The Vespa line of scooters is one of the most popular personal transportation devices to ever hit the market. The history of Vespa scooters is one that is as unlikely as it is fascinating. The Vespa line started out as a single scooter model in 1946. The brand was created then and is still manufactured by Piaggio & Co. S.P.A. Of Pontedera, Italy. It has quickly become the most widely recognized and popular scooter brand in all of Europe and the fourth largest selling scooter brand in the world in total units sales. Today Vespa is a freestanding brand plate and is one of seven family companies owned and operated by the Piaggio Corporation. So how did one humble scooter model, designed for the working class housewife and teenage turn into the best known two wheeled vehicle name in the world?
Following WWII The economy of Italy was in as bad a shape as the infrastructure of the country. The Piaggio Company, which had been previously one of the largest companies in the countries aviation industry. The restriction placed n the country by the cease fire with the allies to limit military activities greatly reduced the nation’s ability to produce aircraft. This along with the completely destruction of the company’s primary manufacturing plant due to bombings led the ownership to reevaluate their business model.
The companies president Enrico Piaggio, the oldest son of the original founder, Rinaldo Piaggio, decided that he could best help his company, his family and his nation by moving the firm into a position to address a dire need Italy was facing, low cost, reliable and modern transportation. This was going to be vital to the rebuilding of the nation. He decided that due to the horrible state of Italy’s roads and the large number of people who would be needing a way to get around, the best option would be a 2 wheel vehicle similar to a motorcycle but with a more practical design and easier to ride.
Piaggio actually borrowed the original concept for the Vespa from the Cushman Company of Nebraska, USA. The Unibody construction was a perfect match for the vehicle that he envisioned. The Cushman Scooter had been brought into the country as field transportation for the United States Marine Corp by Washington and was very common place to see after the war. Piaggio was inspired by the sweeping front, the flat foot board and the large chair style seat. His concept made a few changes such as moving the headlamp up above the cowling and enclosing the engine inside of a dust shield to keep it out of view.
The original Vespa was a huge success right from the start, despite the fact that everyone thought Piaggio was crazy for building them. Soon cities all over Italy seemed to be overrun with the brightly colored pressed metal scooters. They were economical and easy to ride and they made getting around for the daily chores more efficient. With the roads still in a sorry state, the 2 wheel design was able to go places that a car could not and they were able to be parked in alleyways and enclaves.

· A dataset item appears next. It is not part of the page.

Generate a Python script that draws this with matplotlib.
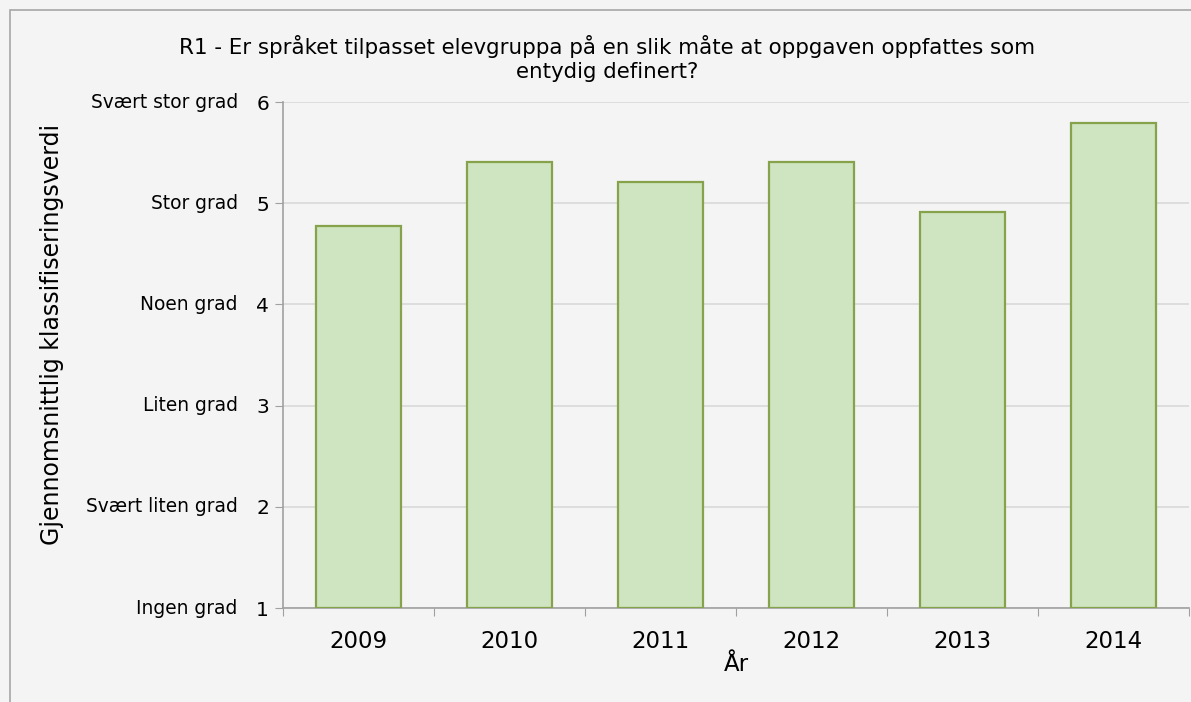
import matplotlib.pyplot as plt
from matplotlib.patches import Rectangle

years = ["2009", "2010", "2011", "2012", "2013", "2014"]
values = [4.77, 5.41, 5.21, 5.41, 4.91, 5.79]
levels = [1, 2, 3, 4, 5, 6]
level_names = ["Ingen grad", "Svært liten grad", "Liten grad", "Noen grad",
               "Stor grad", "Svært stor grad"]

W, H = 1191, 702
fig = plt.figure(figsize=(W / 100, H / 100), dpi=100)
fig.patch.set_facecolor("#f4f4f4")
fig.patches.append(Rectangle((9.5 / W, -0.05), 1.2, 1 - 9.5 / H + 0.05,
                             transform=fig.transFigure, fill=False,
                             edgecolor="#a6a6a6", linewidth=1.2))

ax = fig.add_axes([283 / W, 1 - 608 / H, (1189 - 283) / W, (608 - 102) / H])
ax.set_facecolor("#f4f4f4")

x = list(range(len(years)))
ax.bar(x, [v - 1 for v in values], bottom=1, width=0.56,
       color="#cfe5c2", edgecolor="#86a24a", linewidth=1.6, zorder=3)

ax.set_xlim(-0.5, len(years) - 0.5)
ax.set_ylim(1, 6)
ax.set_yticks(levels)
ax.set_yticklabels([str(l) for l in levels], fontsize=14.5)
ax.yaxis.grid(True, color="#d9d9d9", linewidth=1.2, zorder=0)
ax.tick_params(axis="y", length=6, color="#a0a0a0", pad=4)

ax.set_xticks([i - 0.5 for i in range(len(years) + 1)])
ax.set_xticklabels([])
ax.set_xticks(x, minor=True)
ax.set_xticklabels(years, minor=True, fontsize=16.5)
ax.tick_params(axis="x", which="major", length=6, color="#a0a0a0")
ax.tick_params(axis="x", which="minor", length=0, pad=16)

for s in ["top", "right"]:
    ax.spines[s].set_visible(False)
for s in ["left", "bottom"]:
    ax.spines[s].set_color("#a0a0a0")
    ax.spines[s].set_linewidth(1.2)

for l, name in zip(levels, level_names):
    ax.annotate(name, xy=(0, l), xycoords=("axes fraction", "data"),
                xytext=(-32.5, 0), textcoords="offset points",
                ha="right", va="center", fontsize=13.4)

ax.set_xlabel("År", fontsize=16.5, labelpad=0)
fig.text(52 / W, 1 - 334 / H, "Gjennomsnittlig klassifiseringsverdi",
         rotation=90, ha="center", va="center", fontsize=17)
fig.text(607 / W, 1 - 59 / H,
         "R1 - Er språket tilpasset elevgruppa på en slik måte at oppgaven oppfattes som\nentydig definert?",
         ha="center", va="center", fontsize=15.4, linespacing=1.25)

fig.savefig("out.png", dpi=100, facecolor=fig.get_facecolor())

Within a few short years the Vespa was everywhere. The single model grew into a wide variety of formats some geared to working men, some to housewives and some to college students. By the late 1960’s, the Vespa had become a major export for Italy and the unique and fun little scooters were starting to show up in more European and Asian countries. By 1970 it was estimated that one out of every four households in Italy owned a Vespa, over 40% of the population of Paris had one, they were the largest selling form of transportation in Bangkok, and more than 1/3 of the college age people of London either owned a Vespa themselves or regularly used one owned by a friend.